Faking It Till You Make It -- isn't it helpful?
...that change a room and our ability to do our best work
Before your next team meeting, try this.
When you don’t know something, say so. Out loud. In the room. Three words: I don’t know.
That’s it. That’s the whole move.
Sounds simple. But it runs directly against the invisible operating system most of us work inside — the one that rewards certainty over curiosity, performance over competence, and confident nodding over honest not-knowing.
I gave a talk recently that names this system and challenges one of its most normalized rules: fake it till you make it. I make a distinction in it that I think will stick with you — the difference between imitation and faking. They look alike from the outside. But they start from opposite beliefs about whether you have something worth contributing.

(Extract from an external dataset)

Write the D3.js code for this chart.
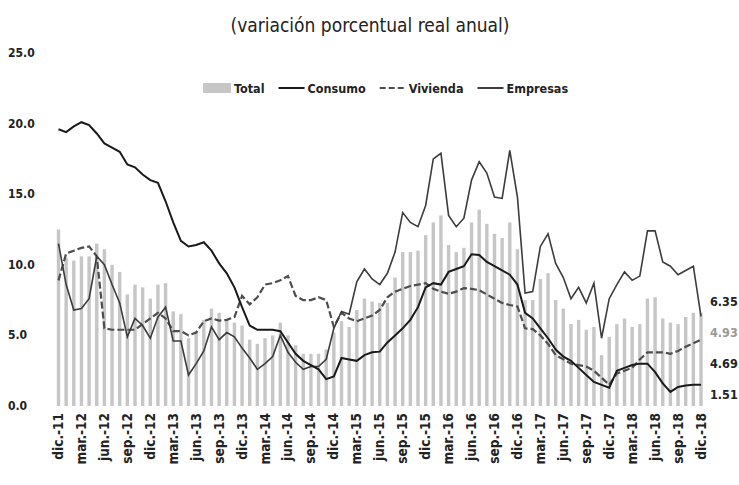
<!DOCTYPE html>
<html>
<head>
<meta charset="utf-8">
<script src="https://cdn.jsdelivr.net/npm/d3@7"></script>
<style>
  body { margin: 0; background: #fff; }
  text { font-family: "Liberation Sans Narrow", "DejaVu Sans Condensed", "Arial Narrow", "Liberation Sans", sans-serif; }
</style>
</head>
<body>
<div id="chart"></div>
<script>
var width = 739,
    height = 485;

// months dic-11 .. dic-18
var mesNames = ["ene.", "feb.", "mar.", "abr.", "may.", "jun.", "jul.", "ago.", "sep.", "oct.", "nov.", "dic."];
var months = ["dic.-11"];
for (var yy = 12; yy <= 18; yy++) {
    mesNames.forEach(function(m) { months.push(m + "-" + yy); });
}

var total = [12.5, 10.5, 10.3, 10.6, 10.6, 11.5, 11.1, 10.0, 9.5, 7.9,
    8.6, 8.4, 7.6, 8.6, 8.7, 6.7, 6.5, 4.8, 5.3, 6.1,
    6.9, 6.6, 6.1, 5.9, 5.7, 4.7, 4.4, 4.8, 5.0, 5.9,
    5.0, 4.3, 3.7, 3.7, 3.7, 4.0, 5.2, 6.0, 5.6, 6.8,
    7.6, 7.4, 7.3, 7.3, 9.1, 10.9, 10.9, 11.0, 12.1, 13.0,
    13.5, 11.4, 10.9, 11.2, 13.0, 13.9, 12.9, 12.2, 11.9, 13.0,
    11.1, 7.5, 7.5, 9.0, 9.4, 7.5, 6.9, 5.8, 6.1, 5.4,
    5.6, 3.6, 4.9, 5.8, 6.2, 5.6, 5.8, 7.6, 7.7, 6.2,
    5.9, 5.8, 6.3, 6.6, 6.6];

var consumo = [19.6, 19.4, 19.8, 20.1, 19.9, 19.3, 18.6, 18.3, 18.0, 17.1,
    16.9, 16.4, 16.0, 15.8, 14.5, 13.0, 11.7, 11.3, 11.4, 11.6,
    11.0, 10.1, 9.4, 8.4, 7.0, 5.7, 5.4, 5.4, 5.4, 5.3,
    4.5, 3.7, 3.2, 2.9, 2.6, 1.9, 2.1, 3.4, 3.3, 3.2,
    3.6, 3.8, 3.85, 4.5, 5.0, 5.5, 6.1, 7.0, 8.4, 8.7,
    8.6, 9.5, 9.7, 9.9, 10.75, 10.7, 10.2, 9.9, 9.6, 9.3,
    8.6, 6.6, 6.2, 5.5, 4.8, 4.0, 3.5, 3.2, 2.7, 2.2,
    1.7, 1.5, 1.3, 2.5, 2.7, 2.9, 3.0, 3.0, 2.4, 1.6,
    1.0, 1.35, 1.45, 1.5, 1.51];

var vivienda = [8.9, 10.8, 11.0, 11.2, 11.3, 10.6, 5.5, 5.4, 5.4, 5.4,
    5.4, 5.8, 6.2, 6.6, 6.2, 5.3, 5.3, 5.0, 5.2, 6.0,
    6.2, 6.05, 6.1, 6.3, 7.8, 7.2, 7.7, 8.6, 8.7, 8.9,
    9.2, 7.8, 7.5, 7.5, 7.7, 7.5, 5.6, 6.6, 6.2, 6.0,
    6.2, 6.4, 6.8, 7.7, 8.1, 8.3, 8.5, 8.6, 8.7, 8.3,
    8.1, 7.95, 8.1, 8.35, 8.3, 8.2, 7.9, 7.6, 7.3, 7.15,
    7.05, 5.5, 5.45, 5.0, 4.4, 3.6, 3.3, 3.0, 2.9, 2.8,
    2.5, 2.0, 1.5, 2.3, 2.5, 2.7, 3.3, 3.8, 3.8, 3.8,
    3.7, 3.9, 4.2, 4.45, 4.69];

var empresas = [11.5, 8.6, 6.8, 6.9, 7.6, 10.6, 10.0, 8.6, 7.3, 4.9,
    6.2, 5.7, 4.8, 6.3, 7.0, 4.6, 4.6, 2.2, 3.0, 3.9,
    5.6, 4.7, 5.2, 4.9, 4.1, 3.4, 2.6, 3.0, 3.5, 5.0,
    3.8, 3.1, 2.6, 2.8, 2.8, 3.3, 5.5, 6.7, 6.5, 8.8,
    9.7, 9.0, 8.6, 9.4, 10.9, 13.7, 13.0, 12.7, 14.2, 17.5,
    17.9, 13.5, 12.7, 13.3, 16.0, 17.3, 16.5, 14.8, 14.7, 18.1,
    14.8, 8.0, 8.1, 11.3, 12.2, 10.1, 9.1, 7.6, 8.4, 7.3,
    8.7, 4.8, 7.6, 8.6, 9.5, 8.9, 9.2, 12.4, 12.4, 10.2,
    9.9, 9.3, 9.6, 9.9, 6.35];

var yTicks = [0, 5, 10, 15, 20, 25];
var endLabels = ["6.35", "4.93", "4.69", "1.51"];
var endColors = ["#222", "#999", "#222", "#222"];

var svg = d3.select("#chart").append("svg")
    .attr("width", width)
    .attr("height", height);

var x = d3.scalePoint()
    .domain(months)
    .range([58.5, 701]);

var y = d3.scaleLinear()
    .domain([0, 25])
    .range([406, 53]);

// title
svg.append("text")
    .attr("x", 370).attr("y", 32)
    .attr("text-anchor", "middle")
    .style("font-size", "19px")
    .style("fill", "#222")
    .text("(variación porcentual real anual)");

// y labels
svg.selectAll(".ylab")
    .data(yTicks)
    .join("text")
    .attr("class", "ylab")
    .attr("x", 8)
    .attr("y", d => y(d) + 4)
    .style("font-size", "12px")
    .style("font-weight", "bold")
    .style("fill", "#222")
    .text(d => d.toFixed(1));

// bars
svg.selectAll(".bar")
    .data(total)
    .join("rect")
    .attr("class", "bar")
    .attr("x", (d, i) => x(months[i]) - 1.7)
    .attr("width", 3.4)
    .attr("y", d => y(d))
    .attr("height", d => y(0) - y(d))
    .attr("fill", "#c6c6c6");

var line = d3.line()
    .x((d, i) => x(months[i]))
    .y(d => y(d));

svg.append("path")
    .datum(vivienda)
    .attr("d", line)
    .attr("fill", "none")
    .attr("stroke", "#4d4d4d")
    .attr("stroke-width", 2.2)
    .attr("stroke-dasharray", "7,3");

svg.append("path")
    .datum(empresas)
    .attr("d", line)
    .attr("fill", "none")
    .attr("stroke", "#3c3c3c")
    .attr("stroke-width", 1.6);

svg.append("path")
    .datum(consumo)
    .attr("d", line)
    .attr("fill", "none")
    .attr("stroke", "#1a1a1a")
    .attr("stroke-width", 2);

// x labels every 3 months
var xlab = months.filter((m, i) => i % 3 == 0);
svg.selectAll(".xlab")
    .data(xlab)
    .join("text")
    .attr("class", "xlab")
    .attr("transform", d => "translate(" + (x(d) + 4.5) + ",413) rotate(-90)")
    .attr("text-anchor", "end")
    .style("font-size", "13.5px")
    .style("font-weight", "bold")
    .style("fill", "#222")
    .text(d => d);

// end value labels, stacked from the Empresas end point
var lastX = x(months[months.length - 1]);
var topY = y(empresas[empresas.length - 1]) - 10;
svg.selectAll(".endlab")
    .data(endLabels)
    .join("text")
    .attr("class", "endlab")
    .attr("x", lastX + 9)
    .attr("y", (d, i) => topY + i * 31)
    .style("font-size", "12.5px")
    .style("font-weight", "bold")
    .style("fill", (d, i) => endColors[i])
    .text(d => d);

// legend, laid out from measured text widths
var legend = svg.append("g").attr("transform", "translate(0,88)");
var items = [
    {name: "Total", type: "bar"},
    {name: "Consumo", type: "line", stroke: "#1a1a1a", dash: null},
    {name: "Vivienda", type: "line", stroke: "#4d4d4d", dash: "6,3"},
    {name: "Empresas", type: "line", stroke: "#3c3c3c", dash: null}
];
var cx = 203;
items.forEach(function(it, i) {
    var g = legend.append("g").attr("transform", "translate(" + cx + ",0)");
    var sw = it.type == "bar" ? 28 : 26;
    if (it.type == "bar") {
        g.append("rect").attr("x", 0).attr("y", -5).attr("width", sw).attr("height", 10).attr("fill", "#c6c6c6");
    } else {
        g.append("line").attr("x1", 0).attr("x2", sw).attr("y1", 0).attr("y2", 0)
            .attr("stroke", it.stroke).attr("stroke-width", 2)
            .attr("stroke-dasharray", it.dash);
    }
    var t = g.append("text")
        .attr("x", sw + 3)
        .attr("y", 4.5)
        .style("font-size", "12.5px")
        .style("font-weight", "bold")
        .style("fill", "#222")
        .text(it.name);
    cx += sw + 3 + t.node().getComputedTextLength() + 14;
});
</script>
</body>
</html>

One builds on what came before. The other hides that you don’t think you belong.
Watch the talk here — it’s about 20 minutes — and see what shifts when you walk into your next meeting carrying that distinction instead of a performance.


Faking it until you make it is an approach used in riding horses. When it isn't perfect, you pretend it is and keep going. Retaining the focus on where you are going is key. Drop focus and you drop concentration. Some have interpreted faking it until you make it as faking it AND you'll make it. Definitely some confusion there and not the meaning. Wondering if you've come across various interpretations.